An ongoing musical love story
By Shevlin Sebastian, NIE - Kochi
16th July 2012 12:32 PM
On May 25, 2007, Smitha Dev was in Dubai spending time with music composer Deepak Dev’s parents. It was her fifth wedding anniversary. But Deepak was away in Chennai for work. That night, the family, along with Deepak’s brother, Dixit, went to the Ibn Batuta Mall to do some shopping. At 10.30 pm which is midnight in India, Smitha called Deepak to wish him on the anniversary, but the phone remained out of range.
Worried that something had happened, she called Deepak’s friend, who replied that the composer must be busy. Earlier in the afternoon, Deepak had called and said that he would be having a lyrics-writing session going on late into the night. “Deepak told me that he was not sure whether he would be able to take my calls at night,” says Smitha. Soon, there was a call on Dixit’s mobile from a neighbour saying that some friends had come to wish Smitha. So the family went back home. At the entrance to the house, there was Deepak standing with a huge bunch of roses. “Happy anniversary,” he said, with a big grin, and the couple hugged each other. And Smitha was overwhelmed with happiness.
“Deepak has always given me surprises throughout our marriage,” she says. Some of the surprises can be tragic-comic. On September, 10, 2008, which is Smitha’s birthday, she got dengue fever in Chennai. “I thought it was a viral fever,” she says. “The children were at home and both our parents were not there. So, I took some antibiotics. But, by the fourth day it became severe.”
Deepak rushed Smitha to the Surya hospital. The nurse was trying to put a drip, but because Smitha was so weak, she could not find a vein in either of her arms to put the needle. Suddenly, blood started oozing out from one of the veins.
“When Deepak saw this, he was shocked and he fainted,” says Smitha. “I had to ask the attender to take the mobile phone from the pocket.” She called one of their mutual friends, who lived nearby, to come and help. Meanwhile, the doctor of the casualty section said, with a grin, “He loves you so much. You are the patient, but the one who fainted is your husband.”
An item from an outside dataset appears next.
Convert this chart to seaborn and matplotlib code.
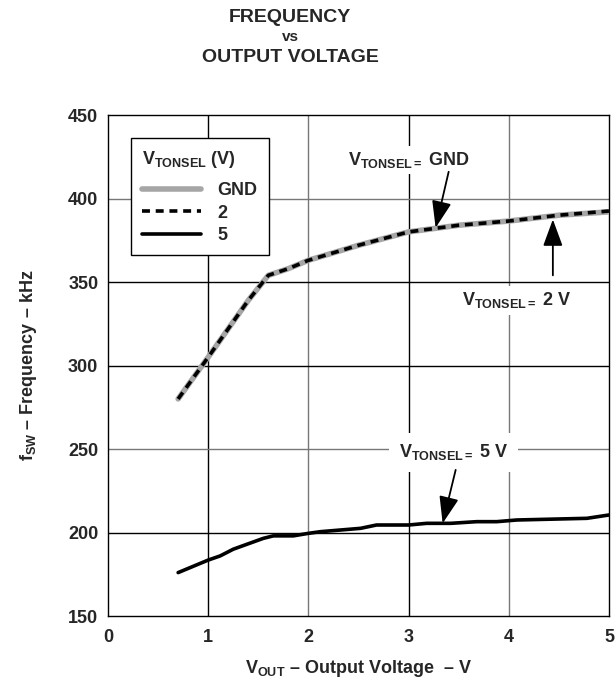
import pandas as pd
import seaborn as sns
from matplotlib import pyplot as plt

# output voltage (V) vs switching frequency (kHz)
vout_gnd = [0.7, 1.0, 1.2, 1.4, 1.6, 1.8, 2.0, 2.5, 3.0, 3.5, 4.0, 4.5, 5.0]
freq_gnd = [280, 305, 322, 339, 354, 358, 363, 372, 380, 384, 386.5, 390, 392]

vout_2v = [0.7, 1.0, 1.2, 1.4, 1.6, 1.8, 2.0, 2.5, 3.0, 3.5, 4.0, 4.5, 5.0]
freq_2v = [280, 305, 322, 339, 354, 358, 363, 372, 380, 384, 386.5, 390, 392.5]

vout_5v = [0.7, 1.0, 1.12, 1.25, 1.55, 1.65, 1.85, 2.0, 2.12, 2.52, 2.68, 3.0,
           3.18, 3.42, 3.68, 3.88, 4.08, 4.78, 5.0]
freq_5v = [176, 183.5, 186, 190, 196.5, 198, 198, 199.5, 200.5, 202.5, 204.5, 204.5,
           205.5, 205.5, 206.5, 206.5, 207.5, 208.5, 210.5]

x_ticks = [0, 1, 2, 3, 4, 5]
y_ticks = [150, 200, 250, 300, 350, 400, 450]

sns.set_theme(style='white')
plt.rcParams['font.family'] = ['Liberation Sans', 'DejaVu Sans']
plt.rcParams['font.weight'] = 'bold'
plt.rcParams['mathtext.fontset'] = 'custom'
plt.rcParams['mathtext.rm'] = 'Liberation Sans:bold'
plt.rcParams['mathtext.bf'] = 'Liberation Sans:bold'
plt.rcParams['mathtext.it'] = 'Liberation Sans:bold'

FS = 13

fig = plt.figure(figsize=(6.15, 6.92), dpi=100)
ax = fig.add_axes([0.1756, 0.1098, 0.8146, 0.724])

# grid like the datasheet (alternating dark / grey lines)
for xv, c in zip([1, 2, 3, 4], ['black', '#777777', 'black', '#777777']):
    ax.axvline(xv, color=c, lw=1.0, zorder=0)
for yv, c in zip([200, 250, 300, 350, 400], ['black', '#777777', 'black', 'black', '#777777']):
    ax.axhline(yv, color=c, lw=1.0, zorder=0)

df_gnd = pd.DataFrame({'v': vout_gnd, 'f': freq_gnd})
df_2v = pd.DataFrame({'v': vout_2v, 'f': freq_2v})
df_5v = pd.DataFrame({'v': vout_5v, 'f': freq_5v})

sns.lineplot(data=df_gnd, x='v', y='f', ax=ax, color='#a6a6a6', lw=4, label='GND', zorder=3)
sns.lineplot(data=df_2v, x='v', y='f', ax=ax, color='black', lw=2.6, label='2',
             zorder=4, linestyle=(0, (2.2, 1.6)))
sns.lineplot(data=df_5v, x='v', y='f', ax=ax, color='black', lw=2.6, label='5', zorder=3)

ax.set_xlim(0, 5)
ax.set_ylim(150, 450)
ax.set_xticks(x_ticks)
ax.set_yticks(y_ticks)
ax.set_xticklabels([str(t) for t in x_ticks], fontsize=FS, fontweight='bold')
ax.set_yticklabels([str(t) for t in y_ticks], fontsize=FS, fontweight='bold')
ax.tick_params(axis='x', length=0, pad=9)
ax.tick_params(axis='y', length=0, pad=7)
for s in ax.spines.values():
    s.set_color('black')
    s.set_linewidth(1.0)

ax.set_xlabel(r'$\mathbf{V_{OUT}}$ – Output Voltage  – V', fontsize=FS, fontweight='bold', labelpad=9)
ax.set_ylabel(r'$\mathbf{f_{SW}}$ – Frequency – kHz', fontsize=FS, fontweight='bold', labelpad=21)

leg = ax.legend(title=r'$\mathbf{V_{TONSEL}}$ (V)', loc='upper left',
                bbox_to_anchor=(0.046, 0.954), borderaxespad=0, fancybox=False,
                framealpha=1, edgecolor='black', prop={'size': FS, 'weight': 'bold'},
                title_fontsize=FS, handlelength=3.3, handletextpad=0.9, labelspacing=0.3,
                borderpad=0.6)
leg.get_title().set_fontweight('bold')
leg._legend_box.align = 'left'
leg._legend_box.sep = 9
leg.get_frame().set_linewidth(1.0)

box = dict(facecolor='white', edgecolor='none', pad=3)
arrow = dict(arrowstyle='-|>,head_length=1.5,head_width=0.55', color='black', lw=1.3,
             mutation_scale=11, shrinkA=0, shrinkB=0)

ax.annotate('', xy=(3.27, 382.5), xytext=(3.40, 416), arrowprops=arrow, zorder=6)
ax.text(3.0, 423, r'$\mathbf{V_{TONSEL=}}$ GND', fontsize=FS, fontweight='bold',
        ha='center', va='center', bbox=box, zorder=5)

ax.annotate('', xy=(4.44, 387.5), xytext=(4.44, 354), arrowprops=arrow, zorder=6)
ax.text(4.08, 339, r'$\mathbf{V_{TONSEL=}}$ 2 V', fontsize=FS, fontweight='bold',
        ha='center', va='center', bbox=box, zorder=5)

ax.annotate('', xy=(3.34, 205.5), xytext=(3.47, 237.5), arrowprops=arrow, zorder=6)
ax.text(3.45, 248, r'$\mathbf{V_{TONSEL=}}$ 5 V', fontsize=FS, fontweight='bold',
        ha='center', va='center', bbox=dict(facecolor='white', edgecolor='none', pad=7), zorder=5)

fig.text(0.472, 0.975, 'FREQUENCY', ha='center', va='center', fontsize=14, fontweight='bold')
fig.text(0.472, 0.947, 'vs', ha='center', va='center', fontsize=11, fontweight='bold')
fig.text(0.472, 0.917, 'OUTPUT VOLTAGE', ha='center', va='center', fontsize=14, fontweight='bold')

fig.savefig('out.png', dpi=100, facecolor='white')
For Smitha, this is one aspect of Deepak’s character that she finds endearing. “He can’t bear to see me in any sort of pain,” she says. “Deepak is always loving and caring.” He dotes on his two daughters, Devika, 9, and Pallavi, 6. “I know that all fathers do the same thing, though he spends very little time with the children,” she says. Deepak prefers to work at night. He comes home at 3 am, and sleeps late into the morning. “So when our daughters get up to go to school, he will be sleeping,” says Smitha. “When he returns, they will be sleeping. That is why they don’t see each other.” But after three days like this, Deepak begins missing the girls. “He will then make it a point to come home when they return from school,” says Smitha. This is easy since the studio is nearby. He spends a lot of time with them on Saturdays and Sundays. “When we are together, my children never listen to me,” says Smitha, with a laugh. “They go to a dad who always says yes.”
Smitha also likes to spend a lot of time with Deepak. They met on July 23, 1995, at a recording studio in Kochi. Smitha had accompanied her mother, Renuka Girijan, a singer, for a recording. Deepak was working there as a keyboard player. He had just come from Dubai, where he grew up, to do his BCom at Sacred Heart College, Thevara. At that time, Smitha was doing her second-year pre-degree in English literature at St Teresa’s College. “We spoke to each other, but it was not love at first sight,” she says. However, by the end of the day, they had exchanged telephone numbers.
“We began speaking on the phone,” says Smitha. “Soon, we became friends. Later, it developed into a love affair.” They would go out and spend time in restaurants and ice cream parlours. “The first thing I told Deepak when things got serious was that I did not want to have a ‘timepass love affair’,” says Smitha. “Because, in Kerala, in the 1990s, if a girl went around with a boy, you tend to get a bad name. So, I asked him for a commitment.” Deepak was also serious about Smitha. They broached their desire to get married. “We did not have much of a problem with our parents,” says Smitha. “The only issue was that we are very close to each other in age, maybe a year’s difference.” Nevertheless, the couple tied the knot on May 26, 2002. “There have been ups and downs, over the years, but I am happy,” she says.